15 March 2016
1. Find the Beach that Inspired a Movie in Koh Samui
It was the idyllic beaches, bright blue waters and lush jungles of Thailand that inspired Alex Garland’s best-selling book The Beach, which was later made into the movie starring Leonardo DiCaprio. On a cruise to Thailand you can find the specific area that Garland based the novel on at Ang Thong National Marine Park, just a short trip from the popular island of Koh Samui. Here lies a breathtakingly beautiful archipelago of 42 mini islands, topped with rainforests and often hiding pristine beaches.
2. Party on a Helipad in Kuala Lumpur
Kuala Lumpur, Malaysia’s capital city, is the place for rooftop bars and restaurants. While there are a number of classy cocktail lounges with open air pools and 360 degree glass walls for fantastic views of the skyline, few are as daring as the Heli Lounge Bar. This bar is exactly what it sounds like - a helicopter landing pad by day and a bar at night. And did we mention it doesn’t have any rails or fences to stop you plummeting from the 36th floor right down to the ground? Take a cruise to Malaysia and see it for yourself!
3. Rock Climb Beside Monks and Monkeys in Mandalay
Adventure enthusiasts will love disembarking a cruise to Myanmar at Mandalay, the former royal capital. Not far out from the city you can go rock climbing at Yaedagon Taung, or Waterfall Hill, surrounded by wild monkeys and buddhist monks chanting from the monasteries perched on the cliffs. Get to the top and you’ll be rewarded with one of the best views in Mandalay.
4. Get Lost in Ho Chi Minh’s Hidden Underground Tunnel System
Ho Chi Minh city is well known for its exciting, bustling streets, but do you know what lies beneath them? Take a cruise to Vietnam and discover the complex network of underground tunnels under the Củ Chi District. The Củ Chi tunnels were used during the Vietnam War and are now partially open to the public, where you can learn about the army’s living conditions, military efforts and even see some booby traps!
5. Kayak Through Collapsed Caves in Phuket
On a Thailand cruise, head to Phang Nga Bay, famous for its emerald green water and collection of limestone islets. Take a kayak out to some of these towering forest-topped rocks, paddle through a cave and suddenly it will open up in a ‘hong’. This is an area where the roof has collapsed, opening up to the sky. You’ll find all sorts of birds, fish and monkeys that have taken up residence in these quiet little ecosystems.

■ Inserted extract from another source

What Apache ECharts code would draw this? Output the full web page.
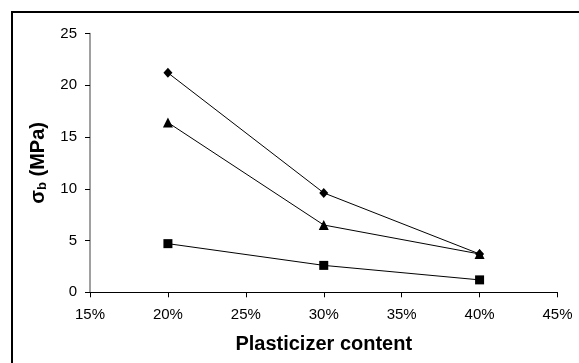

6. Visit the Island on Stilts in Malaysia
Just a short ferry ride from Port Klang stands the precarious Pulau Ketam, which makes a great day trip once you disembark from a Malaysia cruise. This island stays balanced above the water line on stilts – just take a look beneath the houses, bridges and pathways! There are no cars allowed on the island, but it’s a great place to rent a bike to see the local fishermen at work.
7. Bag a Bangkok Bargain in Thailand’s Biggest Market
A Thailand cruise stops at Bangkok where you can find one of the world’s biggest markets – Chatuchak Markets. If you can’t find what you’re looking for at Chatuchak then it probably doesn’t exist because there are over 8,000 stalls and 27 different sections including clothes, books, furniture, plants, pets, antiques and many more.
8. Sail Past 2,000 Islands in Halong Bay
In the bright green waters of Vietnam’s Halong Bay sit approximately 2,000 limestone towers and islands. Take a cruise on a traditional junk boat to see these rock formations up close, and you’ll find rainforests, caves and hidden beaches. Halong Bay is just a couple of hours north of Hanoi, where Vietnam cruises disembark.
9. Find Your Zen in a Phnom Penh Temple
Cambodia is a nation full of stunning religious sites, and at the centre of its capital city you’ll discover Wat Phnom. Once you disembark from your Cambodia cruise at Phnom Penh, walk up Wat Phnom’s many stairs to see its large bronze Buddha surrounded by statues, candles and flowers – all swathed in incense.
10. Wander a Creepy Abandoned Building in Yangon
Get your fix of old, abandoned buildings in Yangon, where Myanmar cruises stop. Downtown Yangon was once the British colonial capital and has all sorts of forgotten colonial-era buildings. The most impressive of them is the Ministers Building, which takes up an entire block of land and is where Aung San and 6 cabinet ministers were assassinated in 1947. Now the government opens up the building to the public, just once a year, on the anniversary of the assassinations.